Bianchi’s partnership with the USA’s Materials Sciences Corporation has seen it use their co-developed patented Countervail vibration-damping composite, most notably in its Infinito CV bikes. The Infinito is part of Bianchi’s endurance C2C range (sea-to-sea – see what it’s done there?). Countervail consists of a special lay-up of the carbon fibre and resin that allows for a degree of elasticity. The claim is that this reduces high-frequency vibrations from rough road surfaces by 75 percent compared with a standard carbon frame, all without adding any weight — this disc-specific frame weighing just 990g.
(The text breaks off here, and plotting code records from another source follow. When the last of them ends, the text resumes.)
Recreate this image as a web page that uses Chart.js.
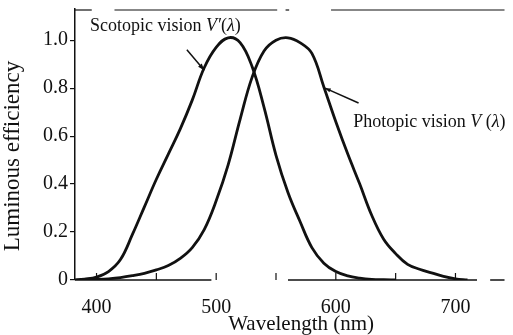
<!DOCTYPE html>
<html lang="en">
<head>
<meta charset="UTF-8">
<title>Luminous efficiency</title>
<script src="https://cdn.jsdelivr.net/npm/chart.js"></script>
<style>
  body { margin: 0; background: #fff; }
  #wrap { width: 513px; height: 335px; position: relative; }
</style>
</head>
<body>
<div id="wrap"><canvas id="chart"></canvas></div>
<script>
// values
const scotopicNm = [380, 390, 400, 410, 420, 430, 440, 450, 460, 470, 480, 490, 500, 510, 520, 530, 540, 550, 560, 570, 580, 590, 600, 610, 620, 630, 640, 650];
const scotopicV  = [0, 0.004, 0.012, 0.035, 0.085, 0.19, 0.305, 0.42, 0.525, 0.63, 0.75, 0.885, 0.97, 1.01, 0.99, 0.89, 0.72, 0.52, 0.365, 0.245, 0.135, 0.07, 0.035, 0.017, 0.008, 0.003, 0.001, 0];

const photopicNm = [390, 400, 410, 420, 430, 440, 450, 460, 470, 480, 490, 500, 510, 520, 530, 540, 550, 560, 570, 580, 590, 600, 610, 620, 630, 640, 650, 660, 670, 680, 690, 700, 710];
const photopicV  = [0, 0.002, 0.005, 0.01, 0.018, 0.028, 0.042, 0.06, 0.09, 0.135, 0.21, 0.33, 0.48, 0.67, 0.845, 0.955, 1.0, 1.01, 0.99, 0.945, 0.805, 0.66, 0.525, 0.4, 0.27, 0.17, 0.11, 0.065, 0.045, 0.03, 0.015, 0.005, 0];

const xTickMarks = [400, 450, 500, 550, 600, 650, 700];

const xTitle = 'Wavelength (nm)';
const yTitle = 'Luminous efficiency';
const scotopicLabel = [['Scotopic vision ', false], ['V\u2032', true], ['(', false], ['\u03bb', true], [')', false]];
const photopicLabel = [['Photopic vision ', false], ['V', true], [' (', false], ['\u03bb', true], [')', false]];

const serif = '"Liberation Serif", "Times New Roman", serif';
const ink = '#111';

function toPoints(xs, ys) {
  return xs.map((x, i) => ({ x: x, y: ys[i] }));
}

function drawRich(ctx, parts, x, y, size) {
  parts.forEach(([t, italic]) => {
    ctx.font = (italic ? 'italic ' : '') + size + 'px ' + serif;
    ctx.fillText(t, x, y);
    x += ctx.measureText(t).width;
  });
}

function arrow(ctx, x1, y1, x2, y2, head) {
  ctx.beginPath();
  ctx.moveTo(x1, y1);
  ctx.lineTo(x2, y2);
  ctx.stroke();
  const a = Math.atan2(y2 - y1, x2 - x1);
  ctx.beginPath();
  ctx.moveTo(x2, y2);
  ctx.lineTo(x2 - head * Math.cos(a - 0.35), y2 - head * Math.sin(a - 0.35));
  ctx.lineTo(x2 - head * Math.cos(a + 0.35), y2 - head * Math.sin(a + 0.35));
  ctx.closePath();
  ctx.fill();
}

const framePlugin = {
  id: 'frame',
  afterDraw(chart) {
    const { ctx, chartArea: a, scales: { x, y } } = chart;
    const px = v => x.getPixelForValue(v);
    const py = v => y.getPixelForValue(v);
    ctx.save();
    ctx.strokeStyle = ink;
    ctx.fillStyle = ink;
    ctx.lineWidth = 1.5;

    // bottom axis, broken like the scan
    [[382, 496], [560, 718], [729, 741]].forEach(([s, e]) => {
      ctx.beginPath();
      ctx.moveTo(px(s), a.bottom);
      ctx.lineTo(px(e), a.bottom);
      ctx.stroke();
    });
    // top frame line
    ctx.lineWidth = 1.2;
    [[382, 396], [415, 551], [558, 561], [596, 741]].forEach(([s, e]) => {
      ctx.beginPath();
      ctx.moveTo(px(s), a.top + 1);
      ctx.lineTo(px(e), a.top + 1);
      ctx.stroke();
    });
    // inward tick marks
    xTickMarks.forEach(v => {
      ctx.beginPath();
      ctx.moveTo(px(v), a.bottom);
      ctx.lineTo(px(v), a.bottom - 7);
      ctx.stroke();
    });

    // curve labels and pointers
    ctx.textBaseline = 'alphabetic';
    ctx.textAlign = 'left';
    drawRich(ctx, scotopicLabel, px(394.5), py(1.038), 18);
    drawRich(ctx, photopicLabel, px(614.5), py(0.638), 18);
    ctx.lineWidth = 1.5;
    arrow(ctx, px(475.5), py(0.96), px(490), py(0.875), 7);
    arrow(ctx, px(619), py(0.738), px(591), py(0.8), 6);

    // axis titles
    ctx.font = '21px ' + serif;
    ctx.textAlign = 'center';
    ctx.textBaseline = 'middle';
    ctx.fillText(xTitle, px(571), a.bottom + 44);
    ctx.save();
    ctx.translate(13, py(0.517));
    ctx.rotate(-Math.PI / 2);
    ctx.font = '23px ' + serif;
    ctx.fillText(yTitle, 0, 0);
    ctx.restore();

    ctx.restore();
  }
};

const lineStyle = {
  borderColor: ink,
  borderWidth: 2.8,
  pointRadius: 0,
  fill: false,
  tension: 0.4
};

new Chart(document.getElementById('chart'), {
  type: 'line',
  data: {
    datasets: [
      Object.assign({ label: 'Scotopic vision', data: toPoints(scotopicNm, scotopicV) }, lineStyle),
      Object.assign({ label: 'Photopic vision', data: toPoints(photopicNm, photopicV) }, lineStyle)
    ]
  },
  options: {
    responsive: true,
    maintainAspectRatio: false,
    animation: false,
    layout: { padding: { top: 9, right: 36, left: 0, bottom: 0 } },
    plugins: {
      legend: { display: false },
      tooltip: { enabled: false }
    },
    scales: {
      x: {
        type: 'linear',
        min: 382,
        max: 718,
        grid: { display: false },
        border: { display: false },
        ticks: {
          stepSize: 100,
          includeBounds: false,
          padding: 8,
          color: ink,
          font: { family: serif, size: 20 }
        },
        afterFit(scale) { scale.height = 55; }
      },
      y: {
        min: 0,
        max: 1.13,
        grid: { drawOnChartArea: false, tickLength: 5, color: ink, lineWidth: 1.2 },
        border: { display: true, color: ink, width: 1.5 },
        ticks: {
          stepSize: 0.2,
          includeBounds: false,
          padding: 2,
          color: ink,
          font: { family: serif, size: 20 },
          callback: v => v === 0 ? '0' : v.toFixed(1)
        },
        afterFit(scale) {
          scale.width = 75;
          scale.paddingTop = 0;
          scale.paddingBottom = 0;
        }
      }
    }
  },
  plugins: [framePlugin]
});
</script>
</body>
</html>
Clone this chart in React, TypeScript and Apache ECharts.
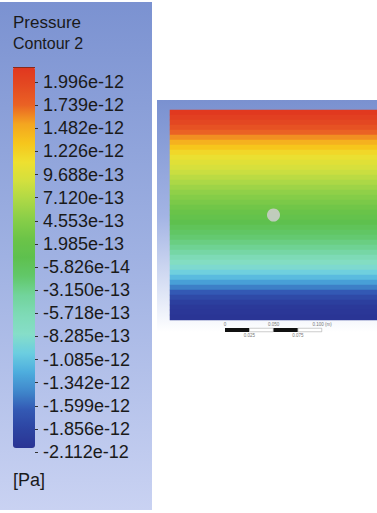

Frame geometry is based around Bianchi’s long-standing C2C numbers. The company has always erred to the racier — rather than the sportive — end of the spectrum, so even in its disc-braked guise the Infinito is a compelling race machine with sharp handling and a more aggressive riding position than most sportive-specific machines. The geometry makes for a bike that handles quickly without being twitchy.
Like Giant, Bianchi was an early adopter of discs and, as also with Giant, it has stuck with standard quick-release axles rather than going for thru-axles. It doesn’t seem to have hampered braking at all, as we suffered neither brake rub nor noisy braking.
That said, Bianchi produces another model with the same name minus ‘Mix’. It comes with full Ultegra, Fulcrum wheels and front and rear thru-axles and costs £4,200. Your choice.